26/11/1904 - Lettre de Flore Singer à Albert Ier
26/11/1904 - Lettre de Flore Singer à Albert Ier
Transcription
Paris 26 9bre 1904
Monseigneur,
Me voilà revenue Avenue Kléber, avec toute la mélancolie d’un retour où tant d’êtres aimés manquent à l’appel !
A peine arrivée, j’ai expédié un émissaire, avenue du Trocadéro, pour savoir si Votre Chère Altesse était à Paris.
L’idée de vous revoir m’eut consolée – mais on m’a donné votre adresse en Bavière.

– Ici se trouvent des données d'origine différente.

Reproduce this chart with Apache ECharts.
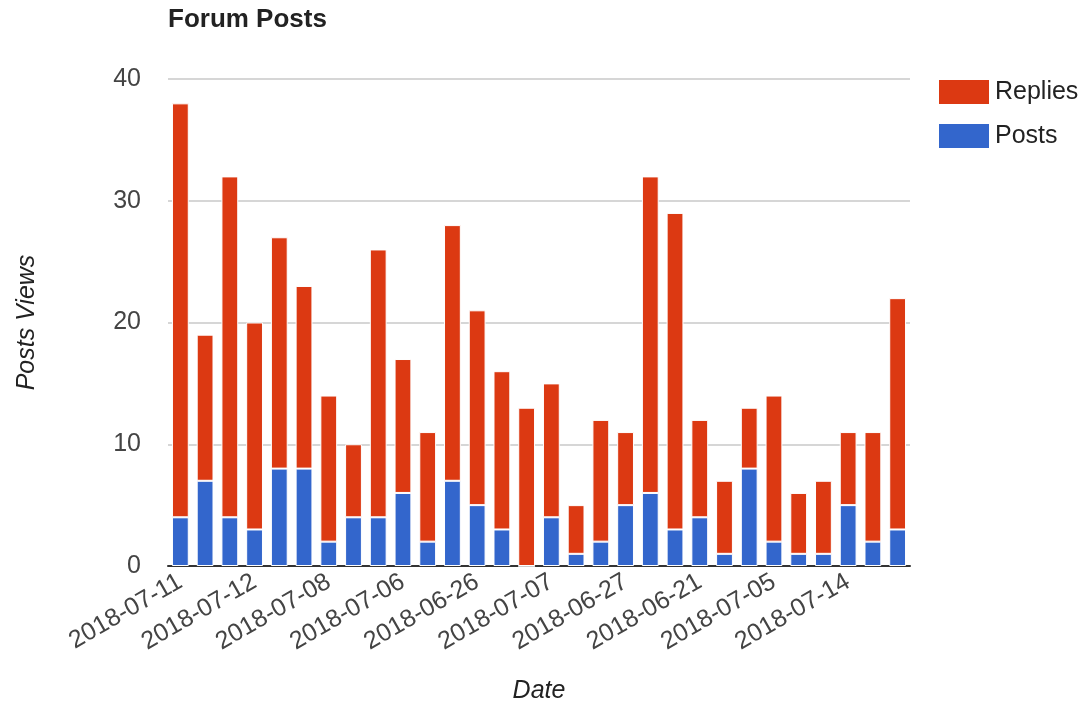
<!DOCTYPE html>
<html>
<head>
<meta charset="utf-8">
<script src="https://cdn.jsdelivr.net/npm/echarts@6/dist/echarts.min.js"></script>
<style>
html,body{margin:0;padding:0;background:#fff;}
#chart{width:1087px;height:709px;}
</style>
</head>
<body>
<div id="chart"></div>
<script>
const categories = [
  '2018-07-11','2018-07-10','2018-07-09','2018-07-12','2018-07-13','2018-07-03',
  '2018-07-08','2018-07-02','2018-06-29','2018-07-06','2018-06-28','2018-07-04',
  '2018-06-26','2018-06-25','2018-07-01','2018-07-07','2018-06-30','2018-06-22',
  '2018-06-27','2018-06-20','2018-06-19','2018-06-21','2018-06-18','2018-06-24',
  '2018-07-05','2018-06-23','2018-06-15','2018-07-14','2018-06-14','2018-07-15'
];
const posts   = [4,7,4,3,8,8,2,4,4,6,2,7,5,3,0,4,1,2,5,6,3,4,1,8,2,1,1,5,2,3];
const replies = [34,12,28,17,19,15,12,6,22,11,9,21,16,13,13,11,4,10,6,26,26,8,6,5,12,5,6,6,9,19];
const yTicks = { min: 0, max: 40, interval: 10 };

const FONT = 'Liberation Sans, Arial, sans-serif';
const chart = echarts.init(document.getElementById('chart'), null, { renderer: 'canvas' });
chart.setOption({
  animation: false,
  backgroundColor: '#fff',
  textStyle: { fontFamily: FONT },
  title: {
    text: 'Forum Posts',
    left: 168, top: 7, padding: 0,
    textStyle: { fontFamily: FONT, fontSize: 26, fontWeight: 'bold', color: '#222' }
  },
  legend: {
    data: ['Replies', 'Posts'],
    orient: 'vertical',
    left: 937, top: 78, padding: 0,
    itemWidth: 52, itemHeight: 26, itemGap: 16,
    textStyle: { fontFamily: FONT, fontSize: 25, color: '#222' },
    icon: 'rect'
  },
  grid: { left: 168, right: 177, top: 79, bottom: 137, containLabel: false },
  xAxis: {
    type: 'category',
    data: categories,
    name: 'Date',
    nameLocation: 'middle',
    nameGap: 113,
    nameTextStyle: { fontFamily: FONT, fontSize: 25, fontStyle: 'italic', color: '#222' },
    axisLine: { lineStyle: { color: '#333', width: 2 } },
    axisTick: { show: false },
    axisLabel: { interval: 2, rotate: 30, fontFamily: FONT, fontSize: 25, color: '#444', margin: 14 }
  },
  yAxis: {
    type: 'value',
    min: yTicks.min, max: yTicks.max, interval: yTicks.interval,
    name: 'Posts Views',
    nameLocation: 'middle',
    nameGap: 128,
    nameTextStyle: { fontFamily: FONT, fontSize: 25, fontStyle: 'italic', color: '#222' },
    axisLine: { show: false },
    axisTick: { show: false },
    axisLabel: { fontFamily: FONT, fontSize: 25, color: '#444', margin: 27 },
    splitLine: { lineStyle: { color: '#d6d6d6', width: 2 } }
  },
  series: [
    {
      name: 'Posts', type: 'bar', stack: 'total', data: posts,
      barWidth: '68%',
      itemStyle: { color: '#3366cc', borderColor: '#fff', borderWidth: 1 }
    },
    {
      name: 'Replies', type: 'bar', stack: 'total', data: replies,
      barWidth: '68%',
      itemStyle: { color: '#dc3912', borderColor: '#fff', borderWidth: 1 }
    }
  ]
});
</script>
</body>
</html>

La Bavière ! C’est bien loin….. Pourtant, vous êtes, là-bas, si bien dans votre sphère naturelle, au milieu d’esprits supérieurs qui vous comprennent et qui vous offrent en même temps des distractions conformes à vos goûts que je rougirais s’il me restait encore un regret égoïste !

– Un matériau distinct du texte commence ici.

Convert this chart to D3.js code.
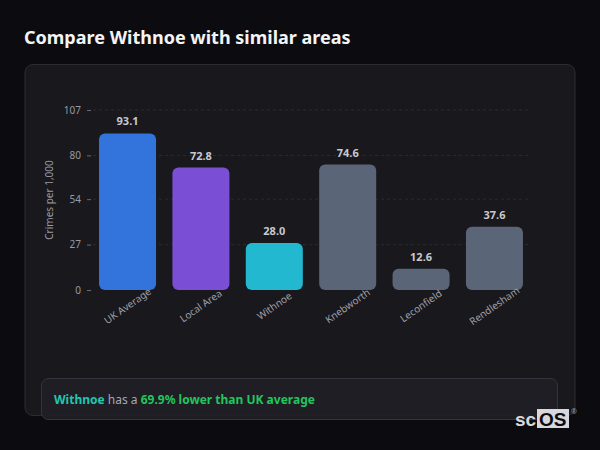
<!DOCTYPE html>
<html>
<head>
<meta charset="utf-8">
<script src="https://cdn.jsdelivr.net/npm/d3@7"></script>
<style>
  html, body { margin: 0; padding: 0; background: #0c0c10; }
  svg { display: block; font-family: "Noto Sans", "Open Sans", sans-serif; }
</style>
</head>
<body>
<svg id="chart" width="600" height="450"></svg>
<script>
// data
const areas = ["UK Average", "Local Area", "Withnoe", "Knebworth", "Leconfield", "Rendlesham"]
const rates = [93.1, 72.8, 28.0, 74.6, 12.6, 37.6]
const barColors = ["#3373dc", "#7a4fd6", "#22b8d0", "#5a6577", "#5a6577", "#5a6577"]
const yTicks = [0, 27, 54, 80, 107]
const yMax = 107

const svg = d3.select("#chart")

// title
svg.append("text")
  .attr("x", 24).attr("y", 44)
  .attr("fill", "#f4f4f6")
  .style("font-size", "18px").style("font-weight", 700)
  .text("Compare Withnoe with similar areas")

// card
svg.append("rect")
  .attr("x", 25).attr("y", 64.5)
  .attr("width", 550).attr("height", 351)
  .attr("rx", 8)
  .attr("fill", "#18181d")
  .attr("stroke", "#2c2c33")

let x = d3.scaleBand().domain(areas).range([91.7, 530.3]).paddingInner(0.223).paddingOuter(0.1)
let y = d3.scaleLinear().domain([0, yMax]).range([290, 110])

let g = svg.append("g")

//grid
g.selectAll(".grid")
  .data(yTicks.slice(1))
  .enter()
  .append("line")
  .attr("class", "grid")
  .attr("x1", 93).attr("x2", 530)
  .attr("y1", d => y(d)).attr("y2", d => y(d))
  .style("stroke", "#2a2a31")
  .style("stroke-dasharray", "3,3")

//y axis
let yAxis = g.append("g")
  .attr("transform", "translate(91,0)")
  .call(d3.axisLeft(y).tickValues(yTicks).tickSize(4).tickPadding(6))
yAxis.select(".domain").remove()
yAxis.selectAll("line").style("stroke", "#6b6b74")
yAxis.selectAll("text")
  .style("fill", "#9a9aa3")
  .style("font-size", "10px")
  .style("font-family", "\"Noto Sans\", sans-serif")

svg.append("text")
  .attr("transform", "translate(53,200) rotate(-90)")
  .attr("text-anchor", "middle")
  .attr("fill", "#9a9aa3")
  .style("font-size", "10px")
  .text("Crimes per 1,000")

//bars
g.selectAll(".bar")
  .data(rates)
  .enter()
  .append("rect")
  .attr("class", "bar")
  .attr("x", (d, i) => x(areas[i]))
  .attr("y", d => y(d))
  .attr("width", x.bandwidth())
  .attr("height", d => y(0) - y(d))
  .attr("rx", 6)
  .style("fill", (d, i) => barColors[i])

//value labels
g.selectAll(".val")
  .data(rates)
  .enter()
  .append("text")
  .attr("class", "val")
  .attr("x", (d, i) => x(areas[i]) + x.bandwidth() / 2)
  .attr("y", d => y(d) - 8)
  .attr("text-anchor", "middle")
  .attr("fill", "#c8c8ce")
  .style("font-size", "11px")
  .style("font-weight", 700)
  .text(d => d.toFixed(1))

//x labels
g.selectAll(".xl")
  .data(areas)
  .enter()
  .append("text")
  .attr("class", "xl")
  .attr("transform", d => "translate(" + (x(d) + x.bandwidth() / 2) + ",306) rotate(-35)")
  .attr("text-anchor", "middle")
  .attr("dy", "0.35em")
  .attr("fill", "#a0a0a8")
  .style("font-size", "10px")
  .text(d => d)

// footer note
svg.append("rect")
  .attr("x", 41.5).attr("y", 378.5)
  .attr("width", 516).attr("height", 41)
  .attr("rx", 7)
  .attr("fill", "#1f1f25")
  .attr("fill-opacity", 0.92)
  .attr("stroke", "#34343c")

let note = svg.append("text")
  .attr("x", 54).attr("y", 404)
  .style("font-size", "12px")
note.append("tspan").attr("fill", "#1fc7b0").style("font-weight", 700).text("Withnoe")
note.append("tspan").attr("fill", "#a8a8b0").text(" has a ")
note.append("tspan").attr("fill", "#22c55e").style("font-weight", 700).text("69.9% lower than UK average")

// watermark
let wm = svg.append("g").attr("transform", "translate(515,409)")
wm.append("rect").attr("x", 22).attr("y", 0).attr("width", 32).attr("height", 19).attr("fill", "#d8d8dc")
wm.append("text").attr("x", 0).attr("y", 17).attr("fill", "#d8d8dc")
  .style("font-size", "19px").style("font-weight", 700).style("font-family", "Arial, \"Liberation Sans\", sans-serif")
  .text("sc")
wm.append("text").attr("x", 24).attr("y", 17).attr("fill", "#0c0c10")
  .style("font-size", "19px").style("font-weight", 700).style("font-family", "Arial, \"Liberation Sans\", sans-serif")
  .text("OS")
wm.append("text").attr("x", 56).attr("y", 5).attr("fill", "#a0a0a8")
  .style("font-size", "7px").text("®")
</script>
</body>
</html>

Et puis, vous reviendrez bientôt, n’est-ce pas ? Monseigneur.
Je voudrais bien Vous amuser par quelques historiettes intéressantes… Mais je me trouve très à court !
On me dit que Pelletan va être débarqué aujourd’hui-même et que le ministère s’en ira feuille à feuille, ou plutôt porte-feuilles à porte-feuilles..

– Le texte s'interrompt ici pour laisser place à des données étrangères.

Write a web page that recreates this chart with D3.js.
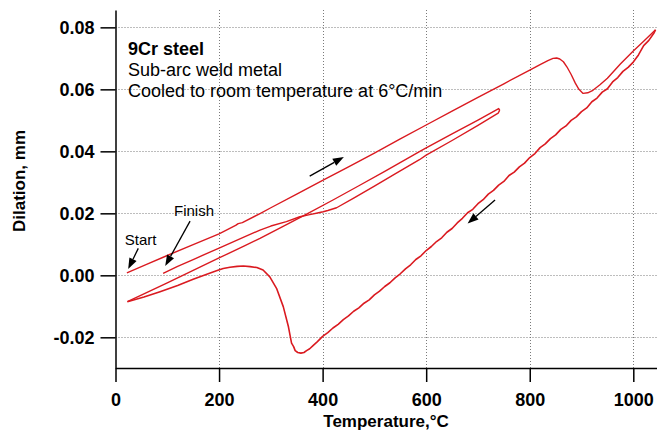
<!DOCTYPE html>
<html><head><meta charset="utf-8">
<script src="https://cdn.jsdelivr.net/npm/d3@7"></script>
<style>
body{margin:0;background:#fff}
svg{display:block}
text{font-family:"Liberation Sans",Arial,Helvetica,sans-serif}
</style>
</head><body><svg id="c" width="657" height="435"></svg>
<script>
// ---------- data (temperature °C, dilation mm) ----------
const xTicks = [0, 200, 400, 600, 800, 1000];
const yTicks = [-0.02, 0.00, 0.02, 0.04, 0.06, 0.08];

// first heating, from Start to peak temperature
const heat1T = [22, 60, 100, 150, 200, 232, 237, 245, 280, 300, 350, 400, 450, 500, 550, 600, 650, 700, 750, 800, 820, 835, 845, 852, 858, 865, 872, 880, 888, 895, 903, 912, 922, 935, 950, 975, 1000, 1020, 1043];
const heat1D = [0.0008, 0.0035, 0.0064, 0.0099, 0.0134, 0.0161, 0.0167, 0.0170, 0.0200, 0.0218, 0.0262, 0.0306, 0.0350, 0.0394, 0.0440, 0.0485, 0.0530, 0.0574, 0.0618, 0.0662, 0.0680, 0.0693, 0.0700, 0.0701, 0.0698, 0.0689, 0.0672, 0.0648, 0.0620, 0.0600, 0.0587, 0.0589, 0.0597, 0.0614, 0.0636, 0.0682, 0.0724, 0.0755, 0.0792];

// cooling to room temperature (noisy trace + martensite transformation)
const cool1T = [1043, 1040, 1030, 1020, 1010, 1000, 990, 980, 970, 960, 950, 940, 930, 920, 910, 900, 890, 880, 870, 860, 850, 840, 830, 820, 810, 800, 790, 780, 770, 760, 750, 740, 730, 720, 710, 700, 690, 680, 670, 660, 650, 640, 630, 620, 610, 600, 590, 580, 570, 560, 550, 540, 530, 520, 510, 500, 490, 480, 470, 460, 450, 440, 430, 420, 410, 400, 390, 382, 375, 369, 364, 358, 352, 347, 344, 340, 334, 324, 311, 298, 285, 273, 260, 247, 235, 221, 208, 195, 175, 150, 120, 86, 55, 23];
const cool1D = [0.0792, 0.0782, 0.0758, 0.0741, 0.0711, 0.0688, 0.0671, 0.0658, 0.0638, 0.0624, 0.0602, 0.0591, 0.0572, 0.0560, 0.0540, 0.0528, 0.0511, 0.0500, 0.0482, 0.0471, 0.0453, 0.0441, 0.0424, 0.0412, 0.0393, 0.0380, 0.0362, 0.0350, 0.0333, 0.0322, 0.0303, 0.0291, 0.0274, 0.0262, 0.0244, 0.0231, 0.0213, 0.0202, 0.0184, 0.0169, 0.0151, 0.0139, 0.0121, 0.0109, 0.0093, 0.0080, 0.0063, 0.0051, 0.0034, 0.0021, 0.0005, -0.0008, -0.0024, -0.0036, -0.0051, -0.0063, -0.0079, -0.0090, -0.0105, -0.0116, -0.0131, -0.0143, -0.0158, -0.0170, -0.0185, -0.0197, -0.0214, -0.0226, -0.0237, -0.0243, -0.0249, -0.0251, -0.0249, -0.0243, -0.0230, -0.0219, -0.0166, -0.0101, -0.0042, -0.0005, 0.0017, 0.0025, 0.0028, 0.0030, 0.0029, 0.0026, 0.0022, 0.0015, 0.0003, -0.0013, -0.0033, -0.0053, -0.0070, -0.0085];

// reheating (tempering) to 740 °C
const heat2T = [23, 60, 100, 150, 200, 250, 279, 320, 370, 420, 470, 520, 587, 600, 650, 700, 740, 742];
const heat2D = [-0.0085, -0.0056, -0.0024, 0.0016, 0.0056, 0.0096, 0.0119, 0.0155, 0.0198, 0.0243, 0.0289, 0.0335, 0.0399, 0.0411, 0.0456, 0.0501, 0.0538, 0.0533];

// final cooling to Finish
const cool2T = [742, 739, 700, 650, 600, 587, 540, 500, 460, 427, 410, 401, 390, 375, 356, 330, 300, 279, 250, 200, 150, 120, 92];
const cool2D = [0.0533, 0.0523, 0.0484, 0.0435, 0.0388, 0.0373, 0.0327, 0.0288, 0.0249, 0.0218, 0.0209, 0.0205, 0.0201, 0.0196, 0.0189, 0.0173, 0.0159, 0.0146, 0.0125, 0.0088, 0.0051, 0.0029, 0.0006];

// annotation arrows (data coordinates: from -> to)
const arrows = [
  {x1: 44, y1: 0.0087, x2: 24.5, y2: 0.0020},
  {x1: 144, y1: 0.0175, x2: 96, y2: 0.0030},
  {x1: 375, y1: 0.0320, x2: 441, y2: 0.0382},
  {x1: 733, y1: 0.0243, x2: 680, y2: 0.0167}
];

// ---------- chart ----------
const svg = d3.select("#c");
const x = d3.scaleLinear().domain([0, 1045]).range([115.5, 656.6]);
const y = d3.scaleLinear().domain([-0.0299, 0.0856]).range([368, 10]);
const RED = "#da1a20";

// grid
const grid = svg.append("g").attr("stroke", "#7a7a7a").attr("stroke-width", 1).attr("stroke-dasharray", "1,2");
grid.selectAll("line.h").data(yTicks).join("line")
  .attr("x1", x(0)).attr("x2", x(1045))
  .attr("y1", d => Math.round(y(d)) + 0.5).attr("y2", d => Math.round(y(d)) + 0.5);
grid.selectAll("line.v").data(xTicks.filter(d => d > 0)).join("line")
  .attr("y1", y(0.0856)).attr("y2", y(-0.0299))
  .attr("x1", d => Math.round(x(d)) + 0.5).attr("x2", d => Math.round(x(d)) + 0.5);

// axes
const fmtY = d => d3.format(".2f")(d).replace("\u2212", "-");
const yAxis = svg.append("g").attr("transform", `translate(${x(0)},0)`)
  .call(d3.axisLeft(y).tickValues(yTicks).tickFormat(fmtY).tickSize(15).tickSizeOuter(0).tickPadding(6));
const xAxis = svg.append("g").attr("transform", `translate(0,${y(-0.0299)})`)
  .call(d3.axisBottom(x).tickValues(xTicks).tickFormat(d3.format("d")).tickSize(14).tickSizeOuter(0).tickPadding(11));
[xAxis, yAxis].forEach(a => {
  a.selectAll("path, line").attr("stroke", "#000").attr("stroke-width", 1.5);
  a.selectAll("text").attr("fill", "#000").style("font-size", "18px").style("font-weight", "bold")
    .style("font-family", '"Liberation Sans", Arial, sans-serif');
});

svg.append("text").attr("x", (x(0) + x(1045)) / 2).attr("y", 427).attr("text-anchor", "middle")
  .style("font-size", "17px").style("font-weight", "bold").text("Temperature,°C");
svg.append("text").attr("transform", "translate(25,181) rotate(-90)").attr("text-anchor", "middle")
  .style("font-size", "17px").style("font-weight", "bold").text("Dilation, mm");

// curves
const line = d3.line().x(d => x(d[0])).y(d => y(d[1]));
const series = [
  [heat1T, heat1D, 1.4],
  [cool1T, cool1D, 1.6],
  [heat2T, heat2D, 1.4],
  [cool2T, cool2D, 1.4]
];
svg.append("g").selectAll("path").data(series).join("path")
  .attr("d", s => line(s[0].map((t, i) => [t, s[1][i]])))
  .attr("fill", "none").attr("stroke", RED).attr("stroke-width", s => s[2])
  .attr("stroke-linejoin", "round");

// annotations
const note = svg.append("g").style("font-size", "18px").attr("fill", "#000");
note.append("text").attr("x", 128).attr("y", 55).style("font-weight", "bold").text("9Cr steel");
note.append("text").attr("x", 128).attr("y", 76).text("Sub-arc weld metal");
note.append("text").attr("x", 128).attr("y", 97).text("Cooled to room temperature at 6°C/min");
svg.append("text").attr("x", x(18)).attr("y", y(0.0098)).style("font-size", "15px").text("Start");
svg.append("text").attr("x", x(113)).attr("y", y(0.019)).style("font-size", "15px").text("Finish");

const ag = svg.append("g");
arrows.forEach(a => {
  const X1 = x(a.x1), Y1 = y(a.y1), X2 = x(a.x2), Y2 = y(a.y2);
  const ang = Math.atan2(Y2 - Y1, X2 - X1);
  const L = 11, W = 4;
  const bx = X2 - L * Math.cos(ang), by = Y2 - L * Math.sin(ang);
  ag.append("line").attr("x1", X1).attr("y1", Y1).attr("x2", bx).attr("y2", by)
    .attr("stroke", "#000").attr("stroke-width", 1.3);
  ag.append("polygon").attr("fill", "#000").attr("points", [
    [X2, Y2],
    [bx + W * Math.sin(ang), by - W * Math.cos(ang)],
    [bx - W * Math.sin(ang), by + W * Math.cos(ang)]
  ].map(p => p.join(",")).join(" "));
});
</script>
</body></html>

Toutes de histoires de délation sont bien attristantes mais je trouve que le Délateur des délateurs ne vaut pas beaucoup mieux qu’eux !
Avez-vous vu, dans les fiches qui se publient,
2.
comment un colonel français déclarait que s’il était juge de Dreyfus il le condamnerait sans l’entendre ? C’est sans doute ce qui arrivera si on décide pour le Conseil de guerre – mais c’est pourtant ce genre de juridiction qui me parait nécessaire...
Qu’en pense Votre Altesse ? Je voudrais tant penser comme elle !
On s’est beaucoup occupé dans le monde parisien du mariage d’Arthur Meyer et cela a été la source de plus d’une plaisanterie bonne ou mauvaise..
En voici une, entre autres ; « Le marquis et la Marquise de Turenne ont l’honneur de vous annoncer le mariage de leur fille avec Monsieur Arthur Meyer….
Ce mariage met en deuil les famille Turenne, Fitz-James etc. »
D’autre par Arthur Meyer disant à tout le monde que ce n’est pas un mariage mais une adoption, on raconte que son beau-frère, le jeune Turenne, aurait dit : » Quel bonheur ! je vais enfin m’appeler Arthur Meyer ! »
Nous avons eu beaucoup de monde, à Neufmoutiers et mes enfants un peu fatigués vont y rester tout seules pendant quelques temps. Ensuite, Louis ira s’installer jusqu’au 20 – chez Monsieur de Chabaud-la-Tour, un de ses cousins auquel il a promis d’inaugurer avec lui une belle chasse aux perdreaux.
Maintenant, permettez-moi, Monseigneur, de vous faire un aveu. Cet aveu ne regarde pas précisément, mais je m’en crois presque responsable puisqu’i s’agit de Louis.
Figurez-vous qu’au moment de mon départ pour Neufmoutiers j’ai découvert derrière une table d’office, une lettre à votre adresse et de l’écriture de Louis. C’était certainement la lettre où mon fils vous disait quel plaisir rare il avait goûté à Marchais – mais cette lettre gisait dans un office !
Imaginez-vous ma confusion, Monseigneur ? Elle fut telle, que je voulus en éviter une semblable à mon pauvre Louis ! Et sans même admonester le domestique si coupable afin que Louis ne sut jamais rien – j’ai confisqué la lettre et je vous la garde.
Vous dirai-je ce que j’espère ? C’est que malgré les apparences vous n’aurez cependant jamais pensé que mon
4 fils put être un ingrat !
Tous les deux, nous avons conçu pour Votre Chère Altesse un sentiment qui ne ressemble à aucun autre ! tout simplement parce que Vous-même, Monseigneur, ne ressemblez à personne.
Que votre Altesse veuille bien agréer l’expression de mon tendre respect.